=== Instructions for the task ===
Say only how many lines contain the word "this".
***** Material shown
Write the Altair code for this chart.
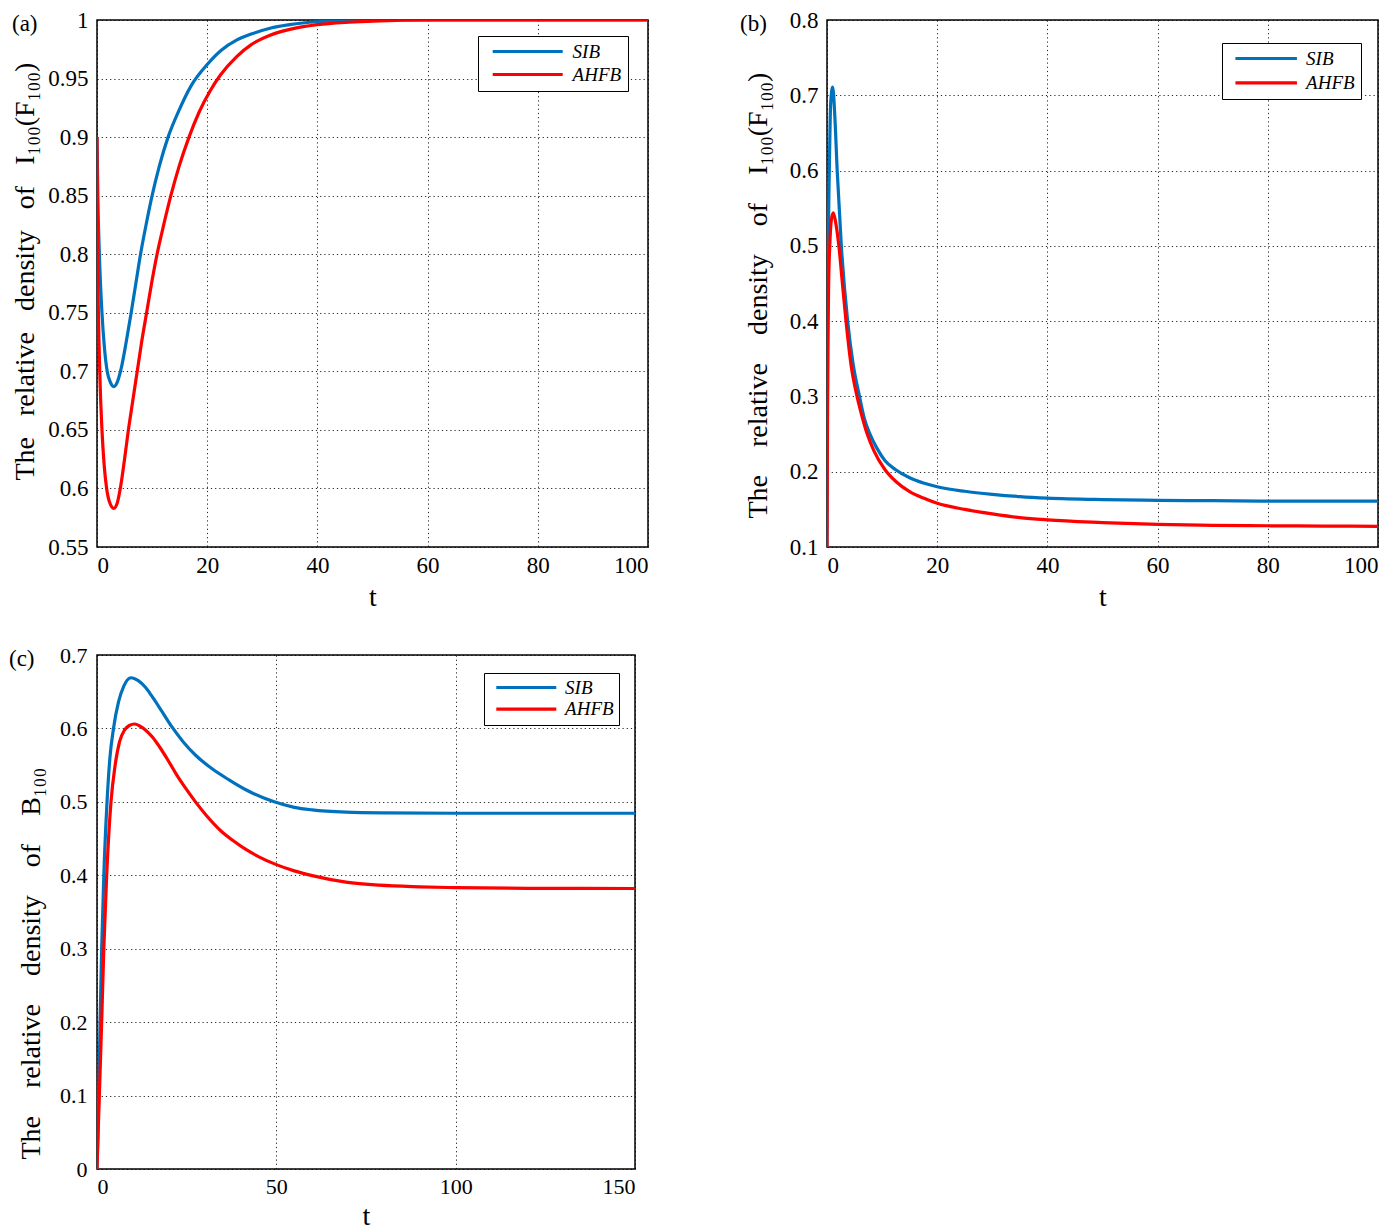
import altair as alt
import pandas as pd

# ---------------- data ----------------
SERIES = ["SIB", "AHFB"]
COLORS = ["#0072BD", "#FF0000"]

# panel (a): I100(F100)
A_T_SIB = [0, 0.15, 0.43, 0.9, 1.35, 1.85, 2.4, 3.04, 3.7, 4.37, 5.3, 6.2, 7.05, 7.9, 8.9, 10.0,
           11.3, 12.9, 14.8, 17.1, 20, 22.5, 25.4, 28, 31.4, 35, 40, 45, 50, 60, 80, 100]
A_V_SIB = [0.9, 0.85, 0.8, 0.75, 0.72, 0.70, 0.691, 0.687, 0.691, 0.702, 0.725, 0.75, 0.775, 0.80,
           0.825, 0.85, 0.875, 0.90, 0.922, 0.944, 0.962, 0.974, 0.983, 0.988, 0.993, 0.996, 0.9985,
           0.9995, 1.0, 1.0, 1.0, 1.0]
A_T_AHFB = [0, 0.12, 0.5, 0.9, 1.3, 1.75, 2.3, 3.04, 3.7, 4.3, 5.0, 5.7, 6.5, 7.3, 8.1, 9.0, 9.9,
            10.9, 12.1, 13.4, 14.9, 16.7, 18.5, 20.6, 22.4, 25.4, 28, 31.4, 35, 40, 45, 50, 60, 80, 100]
A_V_AHFB = [0.9, 0.8, 0.7, 0.65, 0.62, 0.60, 0.588, 0.583, 0.588, 0.602, 0.625, 0.65, 0.675, 0.70,
            0.725, 0.75, 0.775, 0.80, 0.825, 0.85, 0.875, 0.90, 0.921, 0.94, 0.953, 0.969, 0.979,
            0.987, 0.992, 0.996, 0.998, 0.999, 1.0, 1.0, 1.0]

# panel (b): I100(F100)
B_T_SIB = [0, 0.06, 0.12, 0.25, 0.42, 0.67, 1.03, 1.4, 1.85, 2.6, 3.75, 4.7, 5.9, 6.8, 7.8, 9.0,
           10.5, 12.4, 15, 17.5, 20, 25, 30, 35, 40, 50, 60, 70, 80, 90, 100]
B_V_SIB = [0.1, 0.25, 0.4, 0.52, 0.6, 0.69, 0.711, 0.675, 0.6, 0.5, 0.4, 0.345, 0.3, 0.27, 0.25,
           0.232, 0.215, 0.203, 0.192, 0.185, 0.18, 0.174, 0.17, 0.167, 0.165, 0.163, 0.162, 0.1615,
           0.161, 0.161, 0.161]
B_T_AHFB = [0, 0.08, 0.16, 0.3, 0.5, 0.8, 1.15, 1.6, 2.15, 2.8, 3.45, 4.4, 5.45, 6.3, 7.3, 8.5,
            10.5, 12.5, 15, 17.5, 20, 25, 30, 35, 40, 50, 60, 70, 80, 90, 100]
B_V_AHFB = [0.1, 0.25, 0.36, 0.45, 0.5, 0.535, 0.544, 0.53, 0.5, 0.45, 0.4, 0.34, 0.3, 0.275, 0.25,
            0.228, 0.203, 0.187, 0.1735, 0.165, 0.158, 0.15, 0.144, 0.139, 0.136, 0.1325, 0.130,
            0.1288, 0.1282, 0.1278, 0.1275]

# panel (c): B100
C_T_SIB = [0, 0.5, 0.85, 1.3, 1.9, 2.8, 3.6, 4.6, 6.0, 7.5, 9.5, 11.5, 13.5, 15.3, 18, 20.9, 24,
           27.5, 32.1, 36.8, 41.5, 49.4, 55, 60, 69.4, 80, 100, 120, 150]
C_V_SIB = [0, 0.1, 0.2, 0.3, 0.4, 0.5, 0.56, 0.6, 0.636, 0.658, 0.669, 0.665, 0.656, 0.644, 0.624,
           0.602, 0.582, 0.5635, 0.545, 0.53, 0.5165, 0.5, 0.4925, 0.489, 0.486, 0.485, 0.4845,
           0.4845, 0.4845]
C_T_AHFB = [0, 0.65, 1.3, 1.9, 2.7, 3.9, 5.0, 6.3, 7.7, 9.0, 10.5, 12, 13.5, 15.5, 17.7, 20, 22.3,
            24.8, 27.3, 30.5, 34.5, 38, 41.4, 45, 50, 55, 60, 69.4, 78.7, 90, 100, 120, 150]
C_V_AHFB = [0, 0.1, 0.2, 0.3, 0.4, 0.5, 0.548, 0.582, 0.598, 0.604, 0.606, 0.603, 0.598, 0.588,
            0.573, 0.555, 0.536, 0.518, 0.501, 0.4815, 0.4607, 0.447, 0.4355, 0.4255, 0.4145, 0.406,
            0.3995, 0.3907, 0.3865, 0.3843, 0.3832, 0.3822, 0.382]

A_XTICKS = [0, 20, 40, 60, 80, 100]
A_YTICKS = [0.55, 0.6, 0.65, 0.7, 0.75, 0.8, 0.85, 0.9, 0.95, 1.0]
B_XTICKS = [0, 20, 40, 60, 80, 100]
B_YTICKS = [0.1, 0.2, 0.3, 0.4, 0.5, 0.6, 0.7, 0.8]
C_XTICKS = [0, 50, 100, 150]
C_YTICKS = [0, 0.1, 0.2, 0.3, 0.4, 0.5, 0.6, 0.7]

WORDS_I = ["The", "relative", "density", "of", "I\u2081\u2080\u2080(F\u2081\u2080\u2080)"]
WORDS_B = ["The", "relative", "density", "of", "B\u2081\u2080\u2080"]

FONT = "Liberation Serif"


def spaced(words, n_nbsp):
    return ("\u00a0" * n_nbsp + " ").join(words)


def frame(t, v, name):
    return pd.DataFrame({"t": t, "v": v, "s": name})


def panel(sib, ahfb, xdom, xvals, ydom, yvals, ytitle, title_y, lab, lab_x, lab_y, w, h, leg,
          ytp, tick_fs, ylp, xtp):
    color = alt.Color(
        "s:N",
        scale=alt.Scale(domain=SERIES, range=COLORS),
        legend=alt.Legend(
            title=None, orient="none", legendX=leg["x"], legendY=leg["y"],
            symbolType=leg["path"], symbolSize=196, symbolStrokeWidth=3.2,
            symbolOffset=leg["so"], labelOffset=leg["lo"], padding=leg["p"],
            rowPadding=leg["r"], strokeColor="black", fillColor="white",
            labelFont=FONT, labelFontStyle="italic", labelFontSize=19,
            labelColor="black", labelExpr=leg["expr"], cornerRadius=0,
        ),
    )
    x = alt.X(
        "t:Q",
        scale=alt.Scale(domain=xdom, nice=False, zero=False),
        axis=alt.Axis(
            values=xvals, format=".2~f", grid=True, gridColor="black", gridDash=[1.2, 3],
            gridOpacity=0.85, domain=False, ticks=False, labelFont=FONT,
            labelFontSize=tick_fs, labelColor="black", labelPadding=7,
            title="t", titleFont=FONT, titleFontSize=28, titleFontWeight="normal",
            titleColor="black", titlePadding=xtp,
        ),
    )
    y = alt.Y(
        "v:Q",
        scale=alt.Scale(domain=ydom, nice=False, zero=False),
        axis=alt.Axis(
            values=yvals, format=".2~f", grid=True, gridColor="black", gridDash=[1.2, 3],
            gridOpacity=0.85, domain=False, ticks=False, labelFont=FONT,
            labelFontSize=tick_fs, labelColor="black", labelPadding=ylp,
            title=ytitle, titleFont=FONT, titleFontSize=28, titleFontWeight="normal",
            titleColor="black", titlePadding=ytp, titleY=title_y, titleAlign="left",
        ),
    )
    l1 = alt.Chart(sib).mark_line(strokeWidth=3.2, interpolate="monotone", clip=True).encode(
        x=x, y=y, color=color)
    l2 = alt.Chart(ahfb).mark_line(strokeWidth=3.2, interpolate="monotone", clip=True).encode(
        x=x, y=y, color=color)
    txt = alt.Chart(pd.DataFrame({"lab": [lab]})).mark_text(
        align="left", baseline="top", font=FONT, fontSize=23, color="black"
    ).encode(text="lab:N", x=alt.value(lab_x), y=alt.value(lab_y))
    return alt.layer(l1, l2, txt).properties(width=w, height=h)


pa = panel(
    frame(A_T_SIB, A_V_SIB, "SIB"), frame(A_T_AHFB, A_V_AHFB, "AHFB"),
    [0, 100], A_XTICKS, [0.55, 1.0], A_YTICKS, spaced(WORDS_I, 2), 460, "(a)", -85, -7, 551, 527,
    dict(x=381, y=16, path="M-1,0H9", so=6.2, lo=63.4, p=6, r=3,
         expr="datum.label + '\u00a0\u00a0'"),
    ytp=8, tick_fs=23, ylp=9, xtp=6,
)
pb = panel(
    frame(B_T_SIB, B_V_SIB, "SIB"), frame(B_T_AHFB, B_V_AHFB, "AHFB"),
    [0, 100], B_XTICKS, [0.1, 0.8], B_YTICKS, spaced(WORDS_I, 3), 498, "(b)", -87, -7, 551, 527,
    dict(x=395, y=23, path="M-1,0H7.79", so=4.9, lo=54.2, p=6, r=4.3,
         expr="datum.label"),
    ytp=17, tick_fs=23, ylp=9, xtp=6,
)
pc = panel(
    frame(C_T_SIB, C_V_SIB, "SIB"), frame(C_T_AHFB, C_V_AHFB, "AHFB"),
    [0, 150], C_XTICKS, [0, 0.7], C_YTICKS, spaced(WORDS_B, 3), 504, "(c)", -88, -7, 538, 514,
    dict(x=387, y=18, path="M-1,0H7.57", so=4.8, lo=52.3, p=5, r=1.7,
         expr="datum.label"),
    ytp=14, tick_fs=22, ylp=10, xtp=5,
)

chart = (
    alt.concat(pa, pb, pc, columns=2, spacing={"row": 31, "column": 90}, align="none")
    .resolve_scale(color="independent")
    .resolve_legend(color="independent")
    .properties(padding=0)
    .configure(background="white", font=FONT)
    .configure_view(stroke="black", strokeWidth=1.5)
    .configure_axis(labelFont=FONT, titleFont=FONT)
    .configure_legend(labelFont=FONT)
    .configure_text(font=FONT)
)

chart.save("out.html", embed_options={"renderer": "svg", "actions": False})
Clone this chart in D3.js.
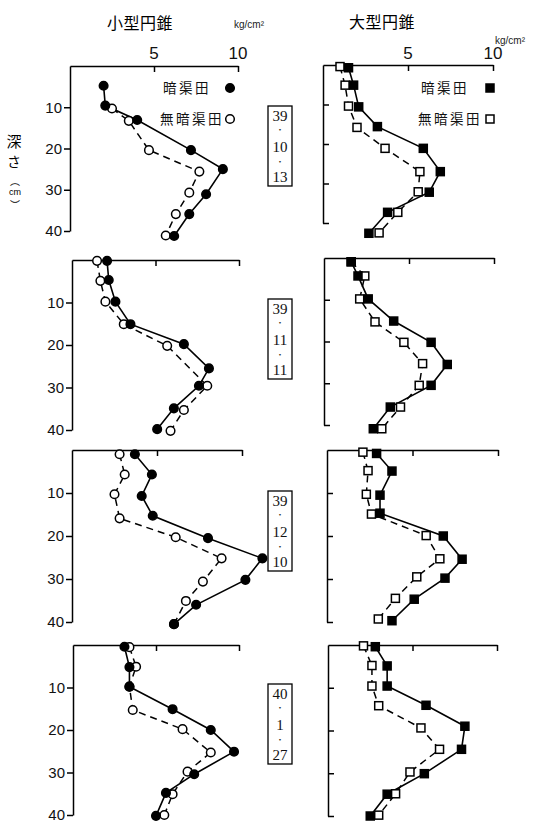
<!DOCTYPE html>
<html><head><meta charset="utf-8">
<script src="https://cdn.jsdelivr.net/npm/d3@7"></script>
<style>body{margin:0;background:#fff} svg{display:block}</style>
</head><body>
<svg id="c" width="543" height="826"></svg>
<script>
// ---------------- data ----------------
const columnTitles = ["小型円錐", "大型円錐"];
const unitLabel = "kg/cm²";
const seriesNames = ["暗渠田", "無暗渠田"];
const depthTicks = [10, 20, 30, 40];
const topTicks = [5, 10];
const topTickLabels = ["5", "10"];
const dateLabels = [["39", "10", "13"], ["39", "11", "11"], ["39", "12", "10"], ["40", "1", "27"]];
const yAxisLabel = ["深", "さ", "︵", "cm", "︶"];

// [value kg/cm², depth cm]
const small_1013_drained   = [[2.0,4.8],[2.1,9.6],[4.0,13.1],[7.2,20.4],[9.1,25.0],[8.1,31.1],[7.1,35.9],[6.2,41.2]];
const small_1013_undrained = [[2.5,10.3],[3.5,13.3],[4.7,20.4],[7.7,25.6],[7.1,30.7],[6.3,35.9],[5.7,41.1]];
const large_1013_drained   = [[1.5,0.7],[1.8,5.1],[2.1,10.6],[3.2,15.6],[5.9,21.1],[6.9,27.0],[6.25,32.2],[3.8,37.3],[2.7,42.6]];
const large_1013_undrained = [[1.0,0.4],[1.3,5.1],[1.5,10.4],[2.0,15.8],[3.65,21.1],[5.7,27.0],[5.6,32.1],[4.4,37.3],[3.3,42.5]];

const small_1111_drained   = [[2.1,0.2],[2.2,4.7],[2.6,9.8],[3.5,15.1],[6.7,19.8],[8.2,25.5],[7.6,29.6],[6.1,34.9],[5.1,39.8]];
const small_1111_undrained = [[1.5,0.2],[1.7,4.9],[2.0,9.8],[3.1,15.1],[5.7,20.2],[8.1,29.6],[6.7,35.3],[5.9,40.2]];
const large_1111_drained   = [[1.6,0.9],[2.0,4.3],[2.6,9.8],[4.1,15.1],[6.3,20.2],[7.25,25.5],[6.3,30.5],[3.9,35.7],[2.9,40.9]];
const large_1111_undrained = [[1.6,0.9],[2.4,4.3],[2.1,9.8],[3.0,15.3],[4.7,20.2],[5.8,25.3],[5.6,30.5],[4.5,35.7],[3.4,40.9]];

const small_1210_drained   = [[3.7,1.0],[4.7,5.7],[4.1,10.7],[4.75,15.3],[8.0,20.5],[11.2,25.2],[10.2,30.2],[7.3,36.0],[6.0,40.5]];
const small_1210_undrained = [[2.8,1.0],[3.1,5.7],[2.5,10.3],[2.8,15.9],[6.1,20.3],[8.8,25.2],[7.7,30.6],[6.7,35.1],[6.0,40.5]];
const large_1210_drained   = [[2.9,0.8],[3.8,4.9],[3.1,10.5],[3.1,14.7],[6.8,20.0],[7.9,25.4],[6.9,29.8],[5.1,34.7],[3.8,39.7]];
const large_1210_undrained = [[2.1,0.5],[2.4,4.8],[2.3,10.3],[2.6,14.9],[5.8,19.9],[6.6,25.3],[5.25,29.5],[4.0,34.5],[3.0,39.3]];

const small_0127_drained   = [[3.1,0.4],[3.4,5.2],[3.4,9.8],[6.0,15.1],[8.3,20.0],[9.7,25.1],[7.3,30.4],[5.6,34.8],[5.0,40.2]];
const small_0127_undrained = [[3.4,0.5],[3.8,5.1],[3.4,9.8],[3.6,15.3],[6.6,19.8],[8.3,25.3],[6.9,29.8],[6.0,35.1],[5.5,40.0]];
const large_0127_drained   = [[2.8,0.4],[3.5,4.9],[3.5,9.6],[5.8,14.1],[8.1,19.0],[7.9,24.4],[5.7,30.1],[3.5,34.9],[2.5,40.0]];
const large_0127_undrained = [[2.1,0.2],[2.6,4.8],[2.6,9.6],[3.0,14.2],[5.5,19.4],[6.6,24.4],[4.85,29.7],[4.0,34.8],[3.0,39.8]];

// ---------------- layout ----------------
const panels = [
  {row:0,col:0,x0:70, x10:238,y0:66, y40:231,a:small_1013_drained,n:small_1013_undrained},
  {row:0,col:1,x0:323,x10:493,y0:65, y40:223,a:large_1013_drained,n:large_1013_undrained},
  {row:1,col:0,x0:72, x10:239,y0:260,y40:430,a:small_1111_drained,n:small_1111_undrained},
  {row:1,col:1,x0:324,x10:494,y0:258,y40:425,a:large_1111_drained,n:large_1111_undrained},
  {row:2,col:0,x0:72, x10:242,y0:450,y40:622,a:small_1210_drained,n:small_1210_undrained},
  {row:2,col:1,x0:327,x10:498,y0:450,y40:622,a:large_1210_drained,n:large_1210_undrained},
  {row:3,col:0,x0:73, x10:239,y0:645,y40:815,a:small_0127_drained,n:small_0127_undrained},
  {row:3,col:1,x0:328,x10:497,y0:645,y40:816,a:large_0127_drained,n:large_0127_undrained}
];
const boxTops = [106, 299, 491, 684];

const svg = d3.select("#c");
const FONT = "'Liberation Sans', Arial, sans-serif";
const JP = "'Noto Sans CJK JP', sans-serif";
const SERIF = "'Liberation Serif', serif";

function marker(g, data, x, y, kind, filled) {
  const sel = g.selectAll(null).data(data).enter();
  if (kind === "circle") {
    sel.append("circle")
      .attr("cx", d => x(d[0])).attr("cy", d => y(d[1])).attr("r", 4.3)
      .attr("fill", filled ? "#000" : "#fff").attr("stroke", "#000").attr("stroke-width", 1.5);
  } else {
    const s = 8;
    sel.append("rect")
      .attr("x", d => x(d[0]) - s/2).attr("y", d => y(d[1]) - s/2)
      .attr("width", s).attr("height", s)
      .attr("fill", filled ? "#000" : "#fff").attr("stroke", "#000").attr("stroke-width", 1.5);
  }
}

panels.forEach(p => {
  const x = d3.scaleLinear().domain([0, 10]).range([p.x0, p.x10]);
  const y = d3.scaleLinear().domain([0, 40]).range([p.y0, p.y40]);
  const g = svg.append("g");

  // top axis
  const ax = g.append("g").attr("transform", `translate(0,${p.y0})`)
    .call(d3.axisTop(x).tickValues(topTicks).tickSizeInner(-6).tickSizeOuter(0).tickFormat(""));
  // left axis
  const ay = g.append("g").attr("transform", `translate(${p.x0},0)`);
  if (p.col === 0) {
    ay.call(d3.axisLeft(y).tickValues(depthTicks).tickSize(6).tickPadding(2).tickSizeOuter(0));
  } else {
    ay.call(d3.axisLeft(y).tickValues(depthTicks).tickSizeInner(-6).tickSizeOuter(0).tickFormat(""));
  }
  [ax, ay].forEach(a => {
    a.selectAll("path, line").attr("stroke", "#000").attr("stroke-width", 1.5);
    a.selectAll("text").attr("font-family", FONT).attr("font-size", 15).attr("fill", "#111");
  });

  const line = d3.line().x(d => x(d[0])).y(d => y(d[1]));
  g.append("path").datum(p.n).attr("d", line).attr("fill", "none")
    .attr("stroke", "#000").attr("stroke-width", 1.5).attr("stroke-dasharray", "7,5");
  g.append("path").datum(p.a).attr("d", line).attr("fill", "none")
    .attr("stroke", "#000").attr("stroke-width", 1.6);

  const kind = p.col === 0 ? "circle" : "square";
  marker(g, p.n, x, y, kind, false);
  marker(g, p.a, x, y, kind, true);

  if (p.row === 0) {
    // top tick labels
    topTicks.forEach((t, i) => {
      g.append("text").attr("x", x(t)).attr("y", 59).attr("text-anchor", "middle")
        .attr("font-family", FONT).attr("font-size", 17).attr("fill", "#111").text(topTickLabels[i]);
    });
    // legend
    const lx = p.col === 0 ? 160 : 418;
    const mx = p.col === 0 ? 230 : 490;
    [[88, 0, true], [119, 1, false]].forEach(([ly, si, filled]) => {
      g.append("text").attr("x", si === 0 ? lx + 3 : lx).attr("y", ly + 5)
        .attr("font-family", JP).attr("font-size", 13.5).attr("letter-spacing", 2.5)
        .attr("fill", "#111").text(seriesNames[si]);
      if (kind === "circle") {
        g.append("circle").attr("cx", mx).attr("cy", ly).attr("r", 4.3)
          .attr("fill", filled ? "#000" : "#fff").attr("stroke", "#000").attr("stroke-width", 1.5);
      } else {
        g.append("rect").attr("x", mx - 4).attr("y", ly - 4).attr("width", 8).attr("height", 8)
          .attr("fill", filled ? "#000" : "#fff").attr("stroke", "#000").attr("stroke-width", 1.5);
      }
    });
  }
});

// column titles and units
svg.append("text").attr("x", 140).attr("y", 29).attr("text-anchor", "middle")
  .attr("font-family", JP).attr("font-size", 16).attr("letter-spacing", 0.5).text(columnTitles[0]);
svg.append("text").attr("x", 382).attr("y", 28).attr("text-anchor", "middle")
  .attr("font-family", JP).attr("font-size", 16).attr("letter-spacing", 0.5).text(columnTitles[1]);
svg.append("text").attr("x", 249).attr("y", 28).attr("text-anchor", "middle")
  .attr("font-family", FONT).attr("font-size", 10).attr("fill", "#222").text(unitLabel);
svg.append("text").attr("x", 510).attr("y", 44).attr("text-anchor", "middle")
  .attr("font-family", FONT).attr("font-size", 10).attr("fill", "#222").text(unitLabel);

// y axis label (vertical)
const ylPos = [[14, 140, 15], [14, 161, 14], [15, 180, 10], [15, 192, 9], [15, 204, 10]];
yAxisLabel.forEach((t, i) => {
  svg.append("text").attr("x", ylPos[i][0]).attr("y", ylPos[i][1])
    .attr("text-anchor", "middle").attr("dominant-baseline", "central")
    .attr("font-family", i === 3 ? FONT : JP).attr("font-size", ylPos[i][2]).text(t);
});

// date boxes
dateLabels.forEach((lab, i) => {
  const top = boxTops[i];
  const g = svg.append("g");
  g.append("rect").attr("x", 268).attr("y", top).attr("width", 24).attr("height", 80)
    .attr("fill", "none").attr("stroke", "#000").attr("stroke-width", 1.3);
  const items = [[lab[0], 10], ["•", 24], [lab[1], 41], ["•", 56], [lab[2], 71]];
  items.forEach(([t, dy]) => {
    g.append("text").attr("x", 280).attr("y", top + dy)
      .attr("text-anchor", "middle").attr("dominant-baseline", "central")
      .attr("font-family", SERIF).attr("font-size", t === "•" ? 7 : 15).attr("fill", "#111").text(t);
  });
});
</script>
</body></html>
**********
=== Complete response ===
2